BEGIN
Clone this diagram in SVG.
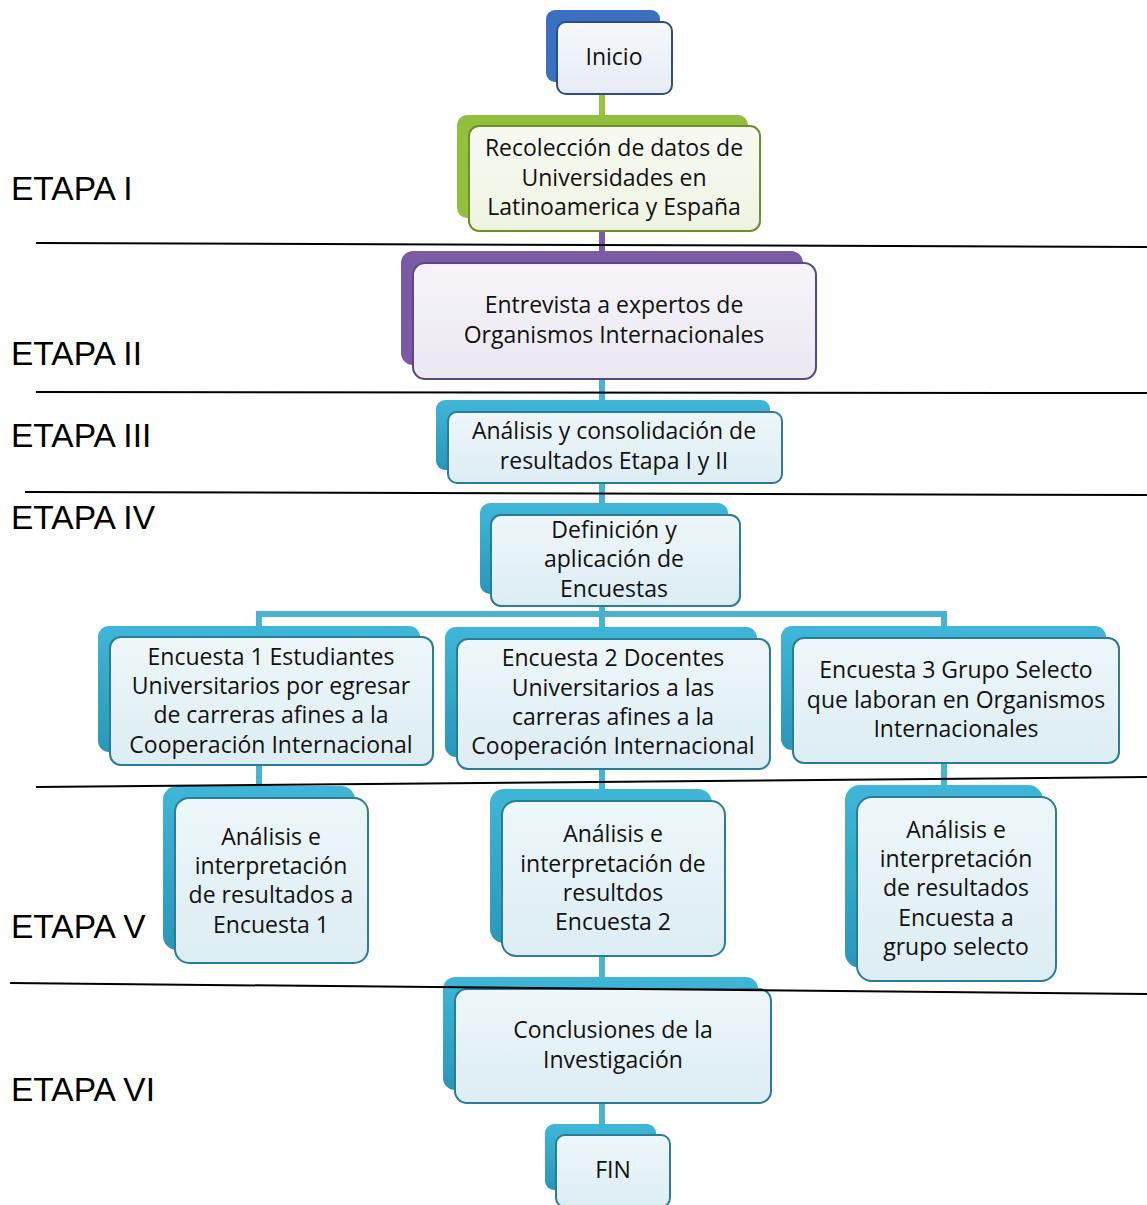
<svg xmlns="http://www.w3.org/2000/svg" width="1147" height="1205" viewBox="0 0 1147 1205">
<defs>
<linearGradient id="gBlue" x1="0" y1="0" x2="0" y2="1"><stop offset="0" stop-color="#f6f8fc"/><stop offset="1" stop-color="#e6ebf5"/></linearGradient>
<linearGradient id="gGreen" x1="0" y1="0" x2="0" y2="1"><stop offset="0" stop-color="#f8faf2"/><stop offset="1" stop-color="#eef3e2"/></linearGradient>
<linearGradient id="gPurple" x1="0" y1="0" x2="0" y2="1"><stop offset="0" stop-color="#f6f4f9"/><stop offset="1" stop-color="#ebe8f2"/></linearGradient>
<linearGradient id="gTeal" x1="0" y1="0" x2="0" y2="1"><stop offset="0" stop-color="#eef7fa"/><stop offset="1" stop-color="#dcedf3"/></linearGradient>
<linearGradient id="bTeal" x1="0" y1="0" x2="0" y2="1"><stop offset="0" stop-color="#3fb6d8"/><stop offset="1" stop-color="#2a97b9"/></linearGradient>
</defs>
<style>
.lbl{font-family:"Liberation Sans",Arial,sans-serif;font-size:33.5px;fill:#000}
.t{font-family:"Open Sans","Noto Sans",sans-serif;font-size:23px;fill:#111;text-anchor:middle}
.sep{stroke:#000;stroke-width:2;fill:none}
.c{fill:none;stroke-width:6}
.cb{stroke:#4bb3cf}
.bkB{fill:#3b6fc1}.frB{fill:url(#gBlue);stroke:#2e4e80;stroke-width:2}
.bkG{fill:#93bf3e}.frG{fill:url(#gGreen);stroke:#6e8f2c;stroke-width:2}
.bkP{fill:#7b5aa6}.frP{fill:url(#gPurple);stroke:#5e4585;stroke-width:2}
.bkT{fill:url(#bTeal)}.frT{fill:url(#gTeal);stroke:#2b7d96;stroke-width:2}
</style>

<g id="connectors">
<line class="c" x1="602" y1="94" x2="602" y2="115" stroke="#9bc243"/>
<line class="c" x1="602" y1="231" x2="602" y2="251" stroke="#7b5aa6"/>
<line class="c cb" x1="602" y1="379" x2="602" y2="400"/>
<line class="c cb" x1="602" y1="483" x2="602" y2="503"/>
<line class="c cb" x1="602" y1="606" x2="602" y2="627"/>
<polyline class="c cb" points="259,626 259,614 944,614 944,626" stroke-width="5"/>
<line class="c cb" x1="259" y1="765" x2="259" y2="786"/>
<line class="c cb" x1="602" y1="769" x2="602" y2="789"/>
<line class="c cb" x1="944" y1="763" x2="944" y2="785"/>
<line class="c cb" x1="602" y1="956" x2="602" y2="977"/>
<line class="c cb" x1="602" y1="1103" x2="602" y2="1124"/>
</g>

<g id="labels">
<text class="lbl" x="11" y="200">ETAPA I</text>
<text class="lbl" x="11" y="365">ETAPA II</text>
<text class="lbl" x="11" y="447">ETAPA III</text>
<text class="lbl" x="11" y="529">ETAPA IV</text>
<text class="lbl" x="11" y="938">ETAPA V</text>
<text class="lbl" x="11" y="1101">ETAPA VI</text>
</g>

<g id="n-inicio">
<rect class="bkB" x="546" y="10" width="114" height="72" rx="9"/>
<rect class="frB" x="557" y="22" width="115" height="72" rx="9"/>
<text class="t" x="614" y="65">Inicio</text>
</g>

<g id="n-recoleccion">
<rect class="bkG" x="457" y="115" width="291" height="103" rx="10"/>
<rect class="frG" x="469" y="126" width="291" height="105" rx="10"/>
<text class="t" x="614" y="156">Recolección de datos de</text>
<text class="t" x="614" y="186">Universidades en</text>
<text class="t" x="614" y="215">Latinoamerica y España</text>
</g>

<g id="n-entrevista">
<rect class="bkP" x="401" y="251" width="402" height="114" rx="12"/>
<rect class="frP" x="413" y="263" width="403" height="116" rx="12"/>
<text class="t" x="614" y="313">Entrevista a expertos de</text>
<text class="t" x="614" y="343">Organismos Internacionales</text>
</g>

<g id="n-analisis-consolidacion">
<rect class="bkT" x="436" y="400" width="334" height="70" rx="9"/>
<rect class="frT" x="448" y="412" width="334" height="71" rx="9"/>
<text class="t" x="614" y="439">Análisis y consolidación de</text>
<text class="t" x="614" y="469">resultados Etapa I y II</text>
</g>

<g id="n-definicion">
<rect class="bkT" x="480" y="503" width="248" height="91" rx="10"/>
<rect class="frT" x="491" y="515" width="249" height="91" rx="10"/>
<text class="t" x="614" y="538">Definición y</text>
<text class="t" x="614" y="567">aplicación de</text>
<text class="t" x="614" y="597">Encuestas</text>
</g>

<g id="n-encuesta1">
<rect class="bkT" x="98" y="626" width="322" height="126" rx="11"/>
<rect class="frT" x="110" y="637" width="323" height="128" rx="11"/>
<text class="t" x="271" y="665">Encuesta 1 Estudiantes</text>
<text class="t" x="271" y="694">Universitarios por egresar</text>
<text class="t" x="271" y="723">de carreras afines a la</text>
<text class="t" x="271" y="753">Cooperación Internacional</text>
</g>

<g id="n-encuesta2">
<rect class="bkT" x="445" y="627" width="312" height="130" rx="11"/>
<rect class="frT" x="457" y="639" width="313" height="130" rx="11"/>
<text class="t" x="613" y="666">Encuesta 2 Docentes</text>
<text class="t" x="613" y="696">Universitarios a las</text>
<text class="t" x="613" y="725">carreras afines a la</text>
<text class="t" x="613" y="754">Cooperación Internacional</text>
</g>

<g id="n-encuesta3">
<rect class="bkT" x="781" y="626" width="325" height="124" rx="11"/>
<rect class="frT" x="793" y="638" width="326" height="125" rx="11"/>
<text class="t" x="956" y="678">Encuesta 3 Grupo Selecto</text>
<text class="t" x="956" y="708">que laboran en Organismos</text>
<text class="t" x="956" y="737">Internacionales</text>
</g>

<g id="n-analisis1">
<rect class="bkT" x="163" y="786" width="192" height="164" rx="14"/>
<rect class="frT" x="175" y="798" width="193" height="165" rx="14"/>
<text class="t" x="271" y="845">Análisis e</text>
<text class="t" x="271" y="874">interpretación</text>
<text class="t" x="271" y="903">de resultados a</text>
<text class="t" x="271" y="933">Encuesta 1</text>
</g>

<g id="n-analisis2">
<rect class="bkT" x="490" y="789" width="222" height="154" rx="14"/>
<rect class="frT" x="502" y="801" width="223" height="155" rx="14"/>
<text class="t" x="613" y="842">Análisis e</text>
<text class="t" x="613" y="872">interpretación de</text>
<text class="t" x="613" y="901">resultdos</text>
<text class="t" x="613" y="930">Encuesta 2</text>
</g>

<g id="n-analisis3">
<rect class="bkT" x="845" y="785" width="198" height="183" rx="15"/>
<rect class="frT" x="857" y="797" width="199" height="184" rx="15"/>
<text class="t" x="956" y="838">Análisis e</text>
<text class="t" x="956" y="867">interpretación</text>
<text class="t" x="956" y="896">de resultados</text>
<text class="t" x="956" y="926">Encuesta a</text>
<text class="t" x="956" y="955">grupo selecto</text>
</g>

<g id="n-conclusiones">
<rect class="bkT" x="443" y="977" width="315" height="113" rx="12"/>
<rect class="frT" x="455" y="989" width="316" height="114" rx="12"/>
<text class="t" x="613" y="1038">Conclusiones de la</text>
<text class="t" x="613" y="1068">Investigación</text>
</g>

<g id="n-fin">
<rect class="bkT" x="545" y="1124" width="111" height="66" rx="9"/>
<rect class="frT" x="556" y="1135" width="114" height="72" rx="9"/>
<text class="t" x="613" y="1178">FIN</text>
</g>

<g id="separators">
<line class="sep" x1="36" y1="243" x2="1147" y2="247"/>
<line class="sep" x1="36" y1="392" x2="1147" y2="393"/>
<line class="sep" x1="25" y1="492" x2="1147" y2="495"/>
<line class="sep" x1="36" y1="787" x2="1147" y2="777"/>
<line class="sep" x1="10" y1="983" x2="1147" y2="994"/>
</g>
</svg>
END
BEGIN
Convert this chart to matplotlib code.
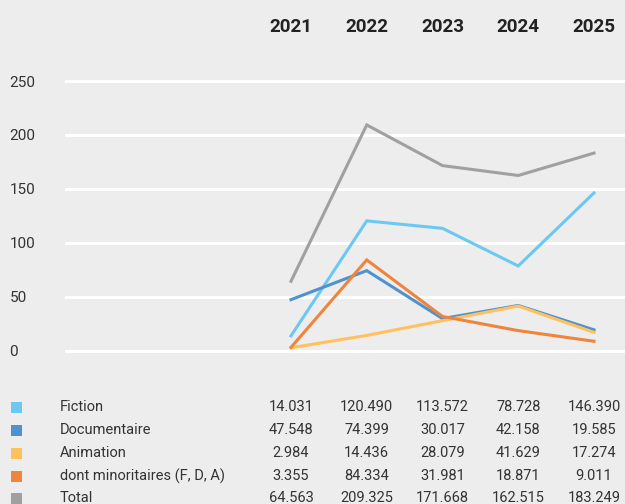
END
> _Set problem_
Each line that has the word "this" counts once. How many such lines are in the data? Give the number alone.

> _Answer for the task_
2